Today, October 10th, is World Mental Health Day. Ruth Ayres, the project manager of SelfharmUK, reflects on mental health and what our response should be. 

Here we are again, that time of year when we think about mental health and how it impacts us and those we love. Over the last few years our society has seen a huge increase in mental health, anxiety, self-harm and depression to name just a few. The World Health Organisation released some research stating that 20% of adolescents may experience a mental health problem in any given year, and that a staggering 50% of Mental Health problems are established by 14 and 75% by the age of 24.
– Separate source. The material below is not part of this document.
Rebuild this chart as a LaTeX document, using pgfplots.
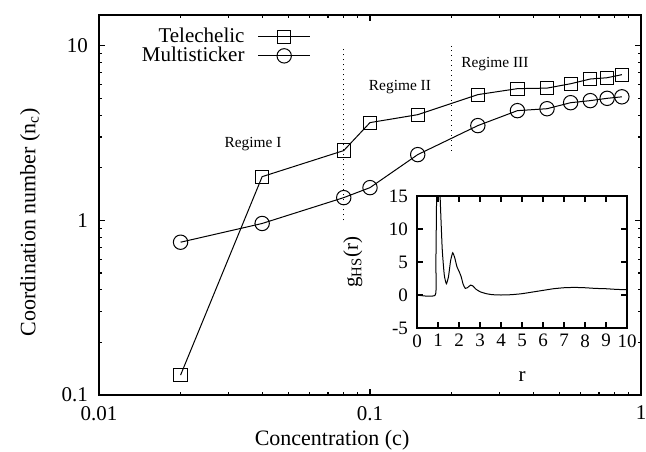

Given these statistics and the growing number of young people who turn to self-injury or harming behaviours as coping mechanisms – I want to spend the next few minutes thinking about how we respond as people who are involved in their lives, day in and day out.
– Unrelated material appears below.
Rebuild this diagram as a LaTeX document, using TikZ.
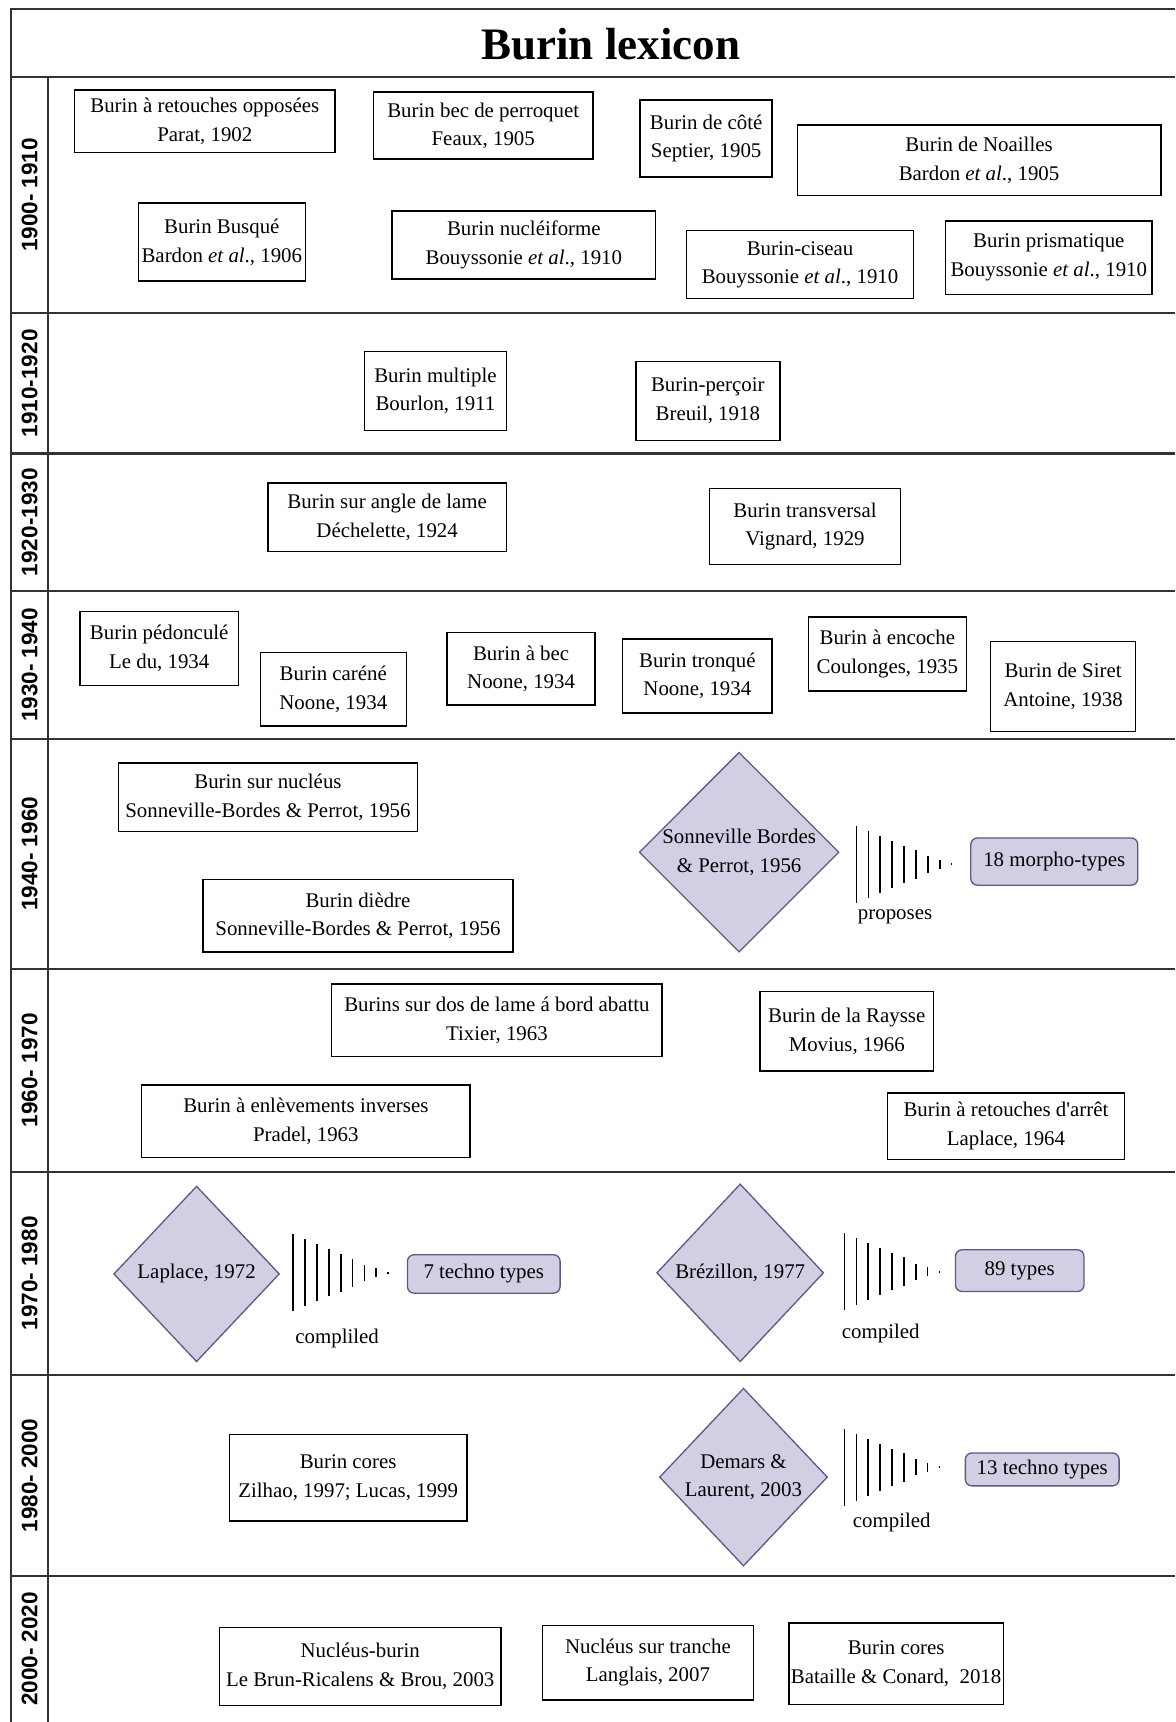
\documentclass[tikz,border=0pt]{standalone}
\usepackage{fontspec}
\setmainfont{Liberation Serif}[Ligatures=TeXOff]
\setsansfont{Liberation Sans}
\usetikzlibrary{shapes.geometric}

\definecolor{lav}{RGB}{208,207,227}
\definecolor{lavline}{RGB}{92,90,132}
\definecolor{rulegray}{RGB}{51,51,51}
\newcommand{\bodyfont}{\fontsize{19}{26}\selectfont}

% fading bars between an author and the types they list
\newcommand{\fadebars}[1]{%
    \foreach \h [count=\i from 0] in {70,61,52,43,34,26,15,8,2}
        \draw [bar] (#1) ++(10.8*\i,-\h/2) -- ++(0,\h);
}

\begin{document}
\begin{tikzpicture}[x=1pt, y=-1pt,
        block/.style={rectangle, draw, line width=1.4pt, align=center, inner sep=2pt, font=\bodyfont},
        decision/.style={diamond, draw=lavline, fill=lav, line width=1.2pt, align=center, inner sep=0pt, font=\bodyfont},
        types/.style={rectangle, rounded corners=6pt, draw=lavline, fill=lav, line width=1.2pt, font=\bodyfont},
        period/.style={rotate=90, font=\sffamily\bfseries\fontsize{20.5}{24}\selectfont},
        verb/.style={font=\bodyfont},
        frame/.style={draw=rulegray, line width=2pt},
        bar/.style={line width=1.6pt}
    ]
        \useasboundingbox (0,0) rectangle (1070,1568);

        % table frame
        \draw [frame] (10,1568) -- (10,8) -- (1070,8);
        \draw [frame] (10,70) -- (1070,70) (10,285) -- (1070,285) (10,413) -- (1070,413)
            (10,538) -- (1070,538) (10,673) -- (1070,673) (10,882) -- (1070,882)
            (10,1067) -- (1070,1067) (10,1252) -- (1070,1252) (10,1435) -- (1070,1435);
        \draw [frame] (44,70) -- (44,1568);

        \node [font=\bfseries\fontsize{41}{48}\selectfont] (title) at (556,40) {Burin lexicon};

        % periods
        \node [period] (p1900) at (27,177.5) {1900- 1910};
        \node [period] (p1910) at (27,349) {1910-1920};
        \node [period] (p1920) at (27,475.5) {1920-1930};
        \node [period] (p1930) at (27,605.5) {1930- 1940};
        \node [period] (p1940) at (27,777.5) {1940- 1960};
        \node [period] (p1960) at (27,974.5) {1960- 1970};
        \node [period] (p1970) at (27,1159.5) {1970- 1980};
        \node [period] (p1980) at (27,1343.5) {1980- 2000};
        \node [period] (p2000) at (27,1501.5) {2000- 2020};

        % 1900-1910
        \node [block, minimum width=237, minimum height=57] (opposees) at (186.5,110.5) {Burin à retouches opposées\\Parat, 1902};
        \node [block, minimum width=200, minimum height=61] (perroquet) at (440,114.5) {Burin bec de perroquet\\Feaux, 1905};
        \node [block, minimum width=120, minimum height=70] (cote) at (643,126) {Burin de côté\\Septier, 1905};
        \node [block, minimum width=331, minimum height=64] (noailles) at (891.5,146) {Burin de Noailles\\Bardon \textit{et al}., 1905};
        \node [block, minimum width=152, minimum height=71] (busque) at (202,220.5) {Burin Busqué\\Bardon \textit{et al}., 1906};
        \node [block, minimum width=240, minimum height=62] (nucleiforme) at (477,223) {Burin nucléiforme\\Bouyssonie \textit{et al}., 1910};
        \node [block, minimum width=207, minimum height=62] (ciseau) at (728.5,241) {Burin-ciseau\\Bouyssonie \textit{et al}., 1910};
        \node [block, minimum width=188, minimum height=67] (prismatique) at (955,234.5) {Burin prismatique\\Bouyssonie \textit{et al}., 1910};

        % 1910-1920
        \node [block, minimum width=129, minimum height=72] (multiple) at (396.5,356) {Burin multiple\\Bourlon, 1911};
        \node [block, minimum width=131, minimum height=72] (percoir) at (644.5,365) {Burin-perçoir\\Breuil, 1918};

        % 1920-1930
        \node [block, minimum width=217, minimum height=62] (angle) at (352.5,471) {Burin sur angle de lame\\Déchelette, 1924};
        \node [block, minimum width=174, minimum height=69] (transversal) at (733,479.5) {Burin transversal\\Vignard, 1929};

        % 1930-1940
        \node [block, minimum width=144, minimum height=67] (pedoncule) at (145,590.5) {Burin pédonculé\\Le du, 1934};
        \node [block, minimum width=133, minimum height=67] (carene) at (303.5,627.5) {Burin caréné\\Noone, 1934};
        \node [block, minimum width=135, minimum height=66] (abec) at (474.5,609) {Burin à bec\\Noone, 1934};
        \node [block, minimum width=136, minimum height=67] (tronque) at (635,615.5) {Burin tronqué\\Noone, 1934};
        \node [block, minimum width=144, minimum height=67] (encoche) at (808,595.5) {Burin à encoche\\Coulonges, 1935};
        \node [block, minimum width=132, minimum height=82] (siret) at (968,625) {Burin de Siret\\Antoine, 1938};

        % 1940-1960
        \node [block, minimum width=272, minimum height=62] (surnucleus) at (244,726) {Burin sur nucléus\\Sonneville-Bordes \& Perrot, 1956};
        \node [block, minimum width=282, minimum height=66] (diedre) at (326,834) {Burin dièdre\\Sonneville-Bordes \& Perrot, 1956};
        \node [decision, minimum width=180, minimum height=182] (sonneville) at (673,776) {Sonneville Bordes\\\& Perrot, 1956};
        \coordinate (sonnbars) at (780,787);
        \fadebars{sonnbars}
        \node [verb] (proposes) at (815,835) {proposes};
        \node [types, minimum width=152, minimum height=43] (morpho) at (960,784.5) {18 morpho-types};

        % 1960-1970
        \node [block, minimum width=301, minimum height=66] (dos) at (452.5,929) {Burins sur dos de lame á bord abattu\\Tixier, 1963};
        \node [block, minimum width=158, minimum height=72] (raysse) at (771,939) {Burin de la Raysse\\Movius, 1966};
        \node [block, minimum width=299, minimum height=66] (inverses) at (278.5,1021) {Burin à enlèvements inverses\\Pradel, 1963};
        \node [block, minimum width=216, minimum height=61] (arret) at (916,1025.5) {Burin à retouches d'arrêt\\Laplace, 1964};

        % 1970-1980
        \node [decision, minimum width=151, minimum height=160] (laplace) at (179,1160) {Laplace, 1972};
        \coordinate (laplacebars) at (267,1159);
        \fadebars{laplacebars}
        \node [verb] (compliled) at (307,1219) {compliled};
        \node [types, minimum width=139, minimum height=35, right of=laplace, node distance=261.5] (techno7) {7 techno types};

        \node [decision, minimum width=152, minimum height=162] (brezillon) at (674,1159) {Brézillon, 1977};
        \coordinate (brezbars) at (769,1158);
        \fadebars{brezbars}
        \node [verb] (compiledb) at (802,1214) {compiled};
        \node [types, minimum width=117, minimum height=38] (types89) at (928.5,1157) {89 types};

        % 1980-2000
        \node [block, minimum width=216, minimum height=79] (cores) at (317,1345.5) {Burin cores\\Zilhao, 1997; Lucas, 1999};
        \node [decision, minimum width=153, minimum height=162] (demars) at (677,1345) {Demars \&\\Laurent, 2003};
        \coordinate (demarsbars) at (769,1336);
        \fadebars{demarsbars}
        \node [verb] (compiledd) at (812,1386) {compiled};
        \node [types, minimum width=140, minimum height=30] (techno13) at (949,1338) {13 techno types};

        % 2000-2020
        \node [block, minimum width=256, minimum height=71] (nucburin) at (328,1517.5) {Nucléus-burin\\Le Brun-Ricalens \& Brou, 2003};
        \node [block, minimum width=192, minimum height=68] (tranche) at (590,1514) {Nucléus sur tranche\\Langlais, 2007};
        \node [block, minimum width=188, minimum height=74] (bataille) at (816,1515) {Burin cores\\Bataille \& Conard,~ 2018};
    \end{tikzpicture}
\end{document}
I believe we need to continually address, think about, and openly talk about how we build emotional resilience in the young people who look up to us and those we work with. Whether you work with young people one on one, in a group setting or maybe if you are a parent, what I would recommend is you get to know them and their true experiences, here are a few ideas how:

1.     Listen to their language

How can we support, celebrate and champion young people if we don’t know the language they are using? Tap in to the way they speak about one another and more importantly how they speak about themselves. Low self-worth and hatred can often start with a use of language about one’s self.

2.     Ask them questions

It may sound an obvious one but ask them how they cope when things are tough, what and who they turn too, how someone would know if they are having a bad day. Ask about them, their life and how they feel about themselves and the world. SelfharmUK have some excellent tools to help with this, namely the talking about emotions playing cards and they can be found and purchased here

3.     Scaling

Help young people to really talk about how they are feeling and coping by getting them to scale their feelings. For example, the one thing that would make me incredibly angry would be someone hurting or harming my nieces and nephews. In angry terms that would put me at a 10, if I smash my laptop I may be at a 5 and that is ok, but I am nowhere near a 10. Young people need those around them who can help them recognise and articulate that. If a young person doesn’t feel a happiness of 10 all the time, it doesn’t mean they need to think they are depressed. We need to help them first to recognise and name their feelings and then to sit with the pain that may come from them.

4.     Lead by example

We can’t expect young people to manage their mental health and emotions well if they haven’t been shown how to do it. Be open and ensure they know that sometimes we all need help and support in our lives and asking for it is not a bad thing.

World Mental Health day gives us the much needed space to think how mental health affects us and those around us. To ensure we are raising a generation with the ability to bounce back from difficult and hurtful situations, let’s get them talking and thinking about their needs and their emotional resilience. But please, let’s not wait until this time next year to do it. Let’s do it today, always and everywhere.